- [What is expected]
Only the lines from the line containing "Clone this diagram in TikZ." to the line containing "20*\j) circle (1.1pt);", with both of those lines, are to be repeated exactly. Leave the images out.

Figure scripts
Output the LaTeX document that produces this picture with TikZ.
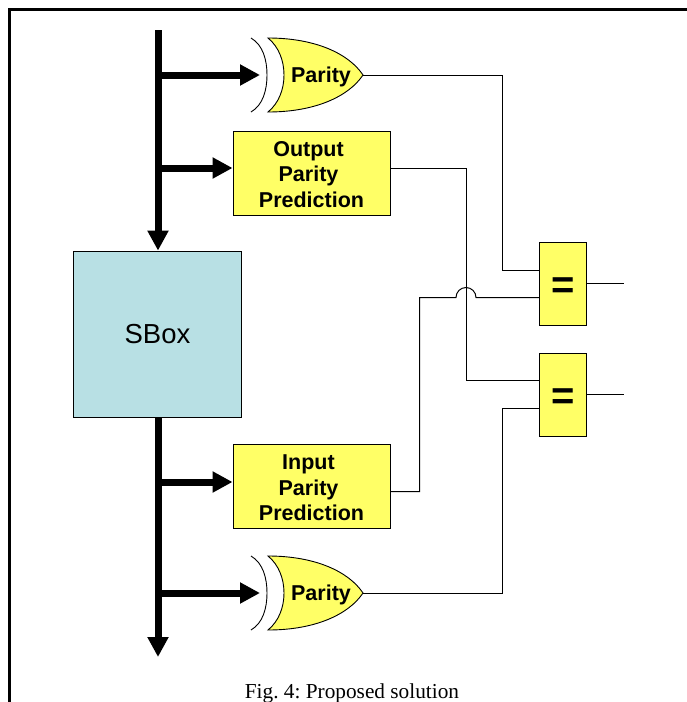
\documentclass[tikz,border=0pt]{standalone}
\usepackage{fontspec}
\setmainfont{Liberation Sans}
\newfontfamily\captionserif{Liberation Serif}
\usepackage{tikz}
\usetikzlibrary{arrows.meta, positioning}

\definecolor{gateyellow}{RGB}{255,255,102}
\definecolor{sboxblue}{RGB}{184,224,228}

\tikzset{
  paritygate/.pic={
    % back curve, then the gate body
    \draw[line width=0.9pt] (-70,-37) .. controls (-58,-30) and (-54,-15) .. (-54,0)
      .. controls (-54,15) and (-58,30) .. (-70,37);
    \draw[fill=gateyellow, line width=0.9pt] (-53,-37) .. controls (-42,-28) and (-37,-14) .. (-37,0)
      .. controls (-37,14) and (-42,28) .. (-53,37)
      .. controls (-5,37) and (28,21) .. (42,0)
      .. controls (28,-21) and (-5,-37) .. (-53,-37) -- cycle;
    \node[font=\fontsize{21.5}{24}\selectfont\bfseries] (-label) at (0,2) {Parity};
    \coordinate (-tip) at (42,0);
    \coordinate (-in) at (-61,0);
  }
}

\begin{document}
\frenchspacing
\begin{tikzpicture}[
      x=1pt, y=-1pt,
      bus/.style={draw, line width=7pt, -{Triangle[length=20pt, width=20pt]}},
      wire/.style={draw, line width=1pt},
      predict/.style={rectangle, draw, fill=gateyellow, line width=0.9pt, minimum width=157pt, minimum height=84pt,
        inner sep=0pt, align=center, font=\fontsize{21.5}{25.5}\selectfont\bfseries},
      compare/.style={rectangle, draw, fill=gateyellow, line width=0.9pt, minimum width=47pt, minimum height=83pt,
        inner sep=0pt, font=\fontsize{40}{40}\selectfont\bfseries},
      sbox/.style={rectangle, draw, fill=sboxblue, line width=0.8pt, minimum width=168pt, minimum height=166pt,
        inner sep=0pt, font=\fontsize{27.5}{30}\selectfont}
    ]
    \useasboundingbox (0,0) rectangle (687,702);

    % Page frame, cut off on the right and at the bottom
    \draw[line width=2.6pt] (9.5,702) -- (9.5,9.5) -- (687,9.5);

    % Blocks
    \node[sbox] (sbox) at (157.5,334) {\raisebox{-1pt}{SBox}};
    \node[predict] (outpred) at (311.5,173) {\rule{0pt}{18pt}Output\kern6pt\\Parity\kern6pt\\Prediction};
    \node[predict] (inpred) at (311.5,486.5) {\rule{0pt}{18pt}Input\kern6pt\\Parity\kern6pt\\Prediction};
    \node[compare, text height=30pt, text depth=0pt] (eqtop) at (563,283.5) {=};
    \node[compare, text height=30pt, text depth=0pt] (eqbot) at (563,394.5) {=};
    \pic (partop) at (321,75) {paritygate};
    \pic (parbot) at (321,593) {paritygate};

    % Data bus
    \coordinate (busstart) at (158,30);
    \coordinate (busend) at (158,657);
    \draw[bus] (busstart) -- (sbox.north -| busstart);
    \draw[bus] (sbox.south -| busstart) -- (busend);

    % Taps off the bus
    \draw[bus] (158,75) -- (partop-in);
    \draw[bus] (158,168) -- (outpred.west |- 0,168);
    \draw[bus] (158,482) -- (inpred.west |- 0,482);
    \draw[bus] (158,593) -- (parbot-in);

    % Wires to the comparators
    \draw[wire] (partop-tip) -| (502,270) -- ([yshift=13.5pt]eqtop.west);
    \draw[wire] (outpred.east |- 0,168) -| (466,380) -- ([yshift=14.5pt]eqbot.west);
    \draw[wire] (inpred.east |- 0,491.5) -| (419.5,297.5) -- (456,297.5)
      arc[start angle=180, end angle=360, radius=10] -- ([yshift=-14pt]eqtop.west);
    \draw[wire] (parbot-tip) -| (502,408) -- ([yshift=-13.5pt]eqbot.west);

    % Outputs
    \coordinate (outtop) at (624,283.5);
    \coordinate (outbot) at (624,394.5);
    \draw[wire] (eqtop.east) -- (outtop);
    \draw[wire] (eqbot.east) -- (outbot);

    % Caption
    \node[font=\captionserif\fontsize{21.3}{24}\selectfont, anchor=base] (caption) at (352,698) {Fig. 4: Proposed solution};
  \end{tikzpicture}
\end{document}
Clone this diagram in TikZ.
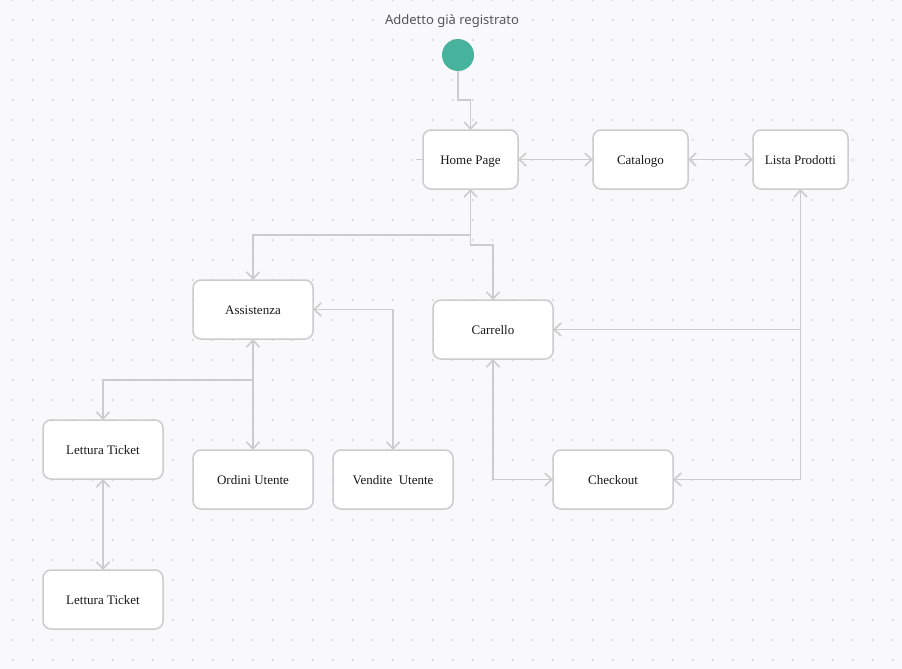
\documentclass[tikz,border=0pt]{standalone}
\usepackage{fontspec}
\setmainfont{Liberation Serif}
\newfontfamily\labelsans{Noto Sans}
\usetikzlibrary{arrows.meta}
\definecolor{canvas}{HTML}{F9F9FB}
\definecolor{griddot}{HTML}{D4D4D8}
\definecolor{wire}{HTML}{CCCCCC}
\definecolor{starttint}{HTML}{47B39C}
\definecolor{titlegray}{HTML}{555555}
\tikzset{
  state/.style={draw=wire, line width=1.5pt, fill=white, rounded corners=8pt,
    minimum width=120pt, minimum height=59pt, inner sep=0pt, outer sep=0pt,
    text height=9.6pt, text depth=0pt,
    font=\fontsize{13}{15}\selectfont, text=black!90},
  narrow/.style={minimum width=95pt},
  wireline/.style={draw=wire, line width=1.6pt},
  arr/.style={wireline, -{Straight Barb[length=7pt,width=13pt]}},
  biarr/.style={wireline, {Straight Barb[length=7pt,width=13pt]}-{Straight Barb[length=7pt,width=13pt]}},
}
\begin{document}
\begin{tikzpicture}[x=1pt, y=-1pt]
  % canvas and dotted grid
  \fill[canvas] (0,0) rectangle (902,669);
  \useasboundingbox (0,0) rectangle (902,669);
  \foreach \i in {0,...,44}
    \foreach \j in {0,...,33}
      \fill[griddot] (12.7+20*\i, 20*\j) circle (1.1pt);

  % title and initial state
  \node[font=\labelsans\fontsize{13}{15}\selectfont, text=titlegray,
        text height=9.5pt, text depth=0pt, inner sep=0pt] (title) at (452,19.5) {Addetto già registrato};
  \node[circle, fill=starttint, minimum size=32pt, inner sep=0pt, outer sep=0pt] (start) at (458,55) {};

  % states
  \node[state, narrow] (home)  at (470.5,159.5) {Home Page};
  \node[state, narrow] (cat)   at (640.5,159.5) {Catalogo};
  \node[state, narrow] (lista) at (800.5,159.5) {Lista Prodotti};
  \node[state] (assist) at (253,309.5) {Assistenza};
  \node[state] (carr)   at (493,329.5) {Carrello};
  \node[state] (lt1)    at (103,449.5) {Lettura Ticket};
  \node[state] (ordini) at (253,479.5) {Ordini Utente};
  \node[state] (vend)   at (393,479.5) {Vendite\ \ Utente};
  \node[state] (check)  at (613,479.5) {Checkout};
  \node[state] (lt2)    at (103,599.5) {Lettura Ticket};

  % transitions
  \coordinate (stub) at (416,159.5);
  \draw[wireline] (stub) -- (home.west);
  \draw[arr] (start.south) -- (start.south |- 0,100) -| (home.north);
  \draw[biarr] (home) -- (cat);
  \draw[biarr] (cat) -- (lista);
  \draw[biarr] (home.south) -- ++(0,46) -| (assist.north);
  \draw[arr] (home.south) -- ++(0,56) -| (carr.north);
  \draw[biarr] (assist.east) -| (vend.north);
  \draw[biarr] (assist.south) -- (ordini.north);
  \draw[arr] (assist.south) -- ++(0,41) -| (lt1.north);
  \draw[biarr] (lt1.south) -- (lt2.north);
  \draw[biarr] (lista.south) |- (carr.east);
  \draw[arr] (lista.south) |- (check.east);
  \draw[biarr] (carr.south) |- (check.west);
\end{tikzpicture}
\end{document}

- [Response]
Clone this diagram in TikZ.
\documentclass[tikz,border=0pt]{standalone}
\usepackage{fontspec}
\setmainfont{Liberation Serif}
\newfontfamily\labelsans{Noto Sans}
\usetikzlibrary{arrows.meta}
\definecolor{canvas}{HTML}{F9F9FB}
\definecolor{griddot}{HTML}{D4D4D8}
\definecolor{wire}{HTML}{CCCCCC}
\definecolor{starttint}{HTML}{47B39C}
\definecolor{titlegray}{HTML}{555555}
\tikzset{
  state/.style={draw=wire, line width=1.5pt, fill=white, rounded corners=8pt,
    minimum width=120pt, minimum height=59pt, inner sep=0pt, outer sep=0pt,
    text height=9.6pt, text depth=0pt,
    font=\fontsize{13}{15}\selectfont, text=black!90},
  narrow/.style={minimum width=95pt},
  wireline/.style={draw=wire, line width=1.6pt},
  arr/.style={wireline, -{Straight Barb[length=7pt,width=13pt]}},
  biarr/.style={wireline, {Straight Barb[length=7pt,width=13pt]}-{Straight Barb[length=7pt,width=13pt]}},
}
\begin{document}
\begin{tikzpicture}[x=1pt, y=-1pt]
  % canvas and dotted grid
  \fill[canvas] (0,0) rectangle (902,669);
  \useasboundingbox (0,0) rectangle (902,669);
  \foreach \i in {0,...,44}
    \foreach \j in {0,...,33}
      \fill[griddot] (12.7+20*\i, 20*\j) circle (1.1pt);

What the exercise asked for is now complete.